Are you one of those people who strive to give 100% every day – to everything? Where has that gotten you? More often than you’d like, you’re probably exhausted, somewhat cranky, and likely feeling unappreciated. And if self-care isn’t on your to-do list, it isn’t happening. When we stretch ourselves beyond our limits, we slip into a negative mindset while draining our abilities to keep going. We look at all we are doing, all that still needs to be done, and find ourselves coming up lacking.
What if, instead, we worked to get the maximum return for the time allotted? Not necessarily, giving 100% all the time, but making smart, specific choices about what we do and when we do it – and how much it truly needs from us.
It starts by determining the level of importance of any task. Does it promote or advance your Mission and Vision? When you think about it being completed, what will be achieved as a result? Once you’ve gotten clear on these decisions and distinctions, do it as excellently as possible within the parameters you gave it.
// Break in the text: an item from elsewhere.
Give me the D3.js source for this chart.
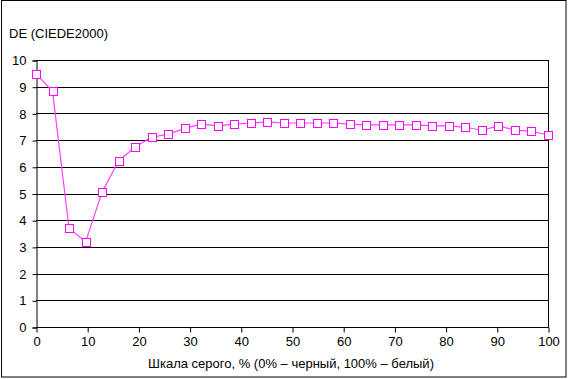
<!DOCTYPE html>
<html><head><meta charset="utf-8">
<script src="https://cdn.jsdelivr.net/npm/d3@7"></script>
<style>body{margin:0;background:#fff;} text{font-family:"Liberation Sans",Arial,sans-serif;font-size:13px;fill:#000;}</style>
</head><body>
<svg id="c" width="568" height="379"></svg>
<script>
const yTitle = "DE (CIEDE2000)";
const xTitle = "Шкала серого, % (0% – черный, 100% – белый)";
const xTicks = [0,10,20,30,40,50,60,70,80,90,100];
const yTicks = [0,1,2,3,4,5,6,7,8,9,10];
const deValues = [9.49,8.83,3.70,3.19,5.05,6.22,6.74,7.11,7.22,7.44,7.60,7.53,7.60,7.64,7.68,7.64,7.64,7.64,7.64,7.60,7.57,7.57,7.57,7.57,7.53,7.53,7.48,7.37,7.53,7.37,7.33,7.19];
const greyPct = deValues.map((d,i)=>i*100/(deValues.length-1));

const svg = d3.select("#c");
svg.append("rect").attr("x",1.5).attr("y",0.5).attr("width",564.5).attr("height",376.5).attr("fill","#fff").attr("stroke","#000");

const x = d3.scaleLinear().domain([0,100]).range([36,548]);
const y = d3.scaleLinear().domain([0,10]).range([327,60]);

// gridlines
svg.append("g").selectAll("line").data(yTicks).join("line")
  .attr("x1",36).attr("x2",548).attr("y1",d=>Math.round(y(d))+0.5).attr("y2",d=>Math.round(y(d))+0.5)
  .attr("stroke","#000");
svg.append("line").attr("x1",548.5).attr("x2",548.5).attr("y1",60).attr("y2",327.5).attr("stroke","#000");

const yAxis = d3.axisLeft(y).tickValues(yTicks).tickSize(4).tickPadding(6).tickFormat(d3.format("d"));
const gy = svg.append("g").attr("transform","translate(36.5,0.5)").call(yAxis);
const xAxis = d3.axisBottom(x).tickValues(xTicks).tickSize(5).tickPadding(4).tickFormat(d3.format("d"));
const gx = svg.append("g").attr("transform","translate(0.5,327.5)").call(xAxis);
[gx,gy].forEach(g=>{g.selectAll("path,line").attr("stroke","#000");g.selectAll("text").attr("font-size",13).attr("font-family","Liberation Sans, Arial, sans-serif");});
gx.select(".domain").attr("d","M36,0H548");

const line = d3.line().x((d,i)=>x(greyPct[i])).y(d=>y(d));
svg.append("path").datum(deValues).attr("d",line).attr("fill","none").attr("stroke","#ff40ff").attr("stroke-width",1.2);

svg.append("g").selectAll("rect").data(deValues).join("rect")
  .attr("x",(d,i)=>Math.round(x(greyPct[i]))-3.5).attr("y",d=>Math.round(y(d))-3.5)
  .attr("width",8).attr("height",8).attr("fill","#fff").attr("stroke","#ff00ff").attr("stroke-width",1);

svg.append("text").attr("x",9).attr("y",38).text(yTitle);
svg.append("text").attr("x",291).attr("y",368).attr("text-anchor","middle").text(xTitle);
</script>
</body></html>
Kristin Hendrix explains the concept of less is more in How an Athlete Mindset Helps Me Optimize My Work Performance. Thinking of our job in the context of an athlete makes the idea more understandable. No athlete trains or plays their sport at maximum level all the time. Basketball players don’t play the same way in the middle of the game as they do in the final minutes.
Hendrix makes 5 key points:
Top performance doesn’t come from constant 100% effort – What would a basketball player have left in the final minutes if they were playing full-out throughout the game? Hendrix notes this is true for our mental strength as much as for physical strength. As she observes, responding to the expectation that we will give our best all the time leads to “mental exhaustion, stagnation, and burnout.”
Plan for the surge – It’s easy for athletes to know when to draw on the reserves they have been saving. They have a time clock or other way to know the end is looming. We have deadlines. That’s when we need to be able to give our maximum effort. It is almost certain that every project will have problems as the finish draws near. That’s when we need to have enough in reserve to go into overdrive to that we can see things through to a strong completion.
Case study: Mindful surges to avoid overwhelm – As librarians you have an inordinate number of jobs and tasks to accomplish. AASL’s National School Library Standards lists your 5 roles: Leader, Instructional Partner, Information Specialist, Teacher, and Program Administrator (pp14-15). On a daily/weekly basis you have things to do for each. Note where the deadlines loom for each and plan for those “surges” by cutting back on your other tasks as needed. Do you have several important tasks that have overlapping needs? Write them down, get clear on what’s needed, and what the deadlines are. Planning, will keep your energy levels where they need to be.
Building up our strength and stamina – As you take on new roles or increasingly more significant roles as a leader, whether in your building/district or on a state/national level there is much to learn. It can be hard initially to get a grip on what you need to do and in what order. The answer Hendrix recommends is scaffolding. Determine what you need to know and what you don’t know yet. Look for the people and sources that can help you learn it. Depending on the situation, social media groups, Professional Learning Networks (PLNs) or mentors can give you the support and information you need. With each step, you’ll know more and be stronger for the next time – and you’ll need less energy because you can better prepare.
Want to outperform? Underperform first – Hendrix alludes to the story of the turtle and the hare, modifying it by recommending we be the turtle at the start and the hare as the finish line approaches. Compare your mood and mindset when you are taking short breaks as compared with when you do everything all day full-out. When do you accomplish the most? What about your mood? Learn what works, what helps, and how you can improve the next time.
Don’t let the work of being a leader bog you down. Learn to give less in order to give more. By managing your time, energy, and priorities, you will be better able to embrace your work and the enjoyment that leadership brings.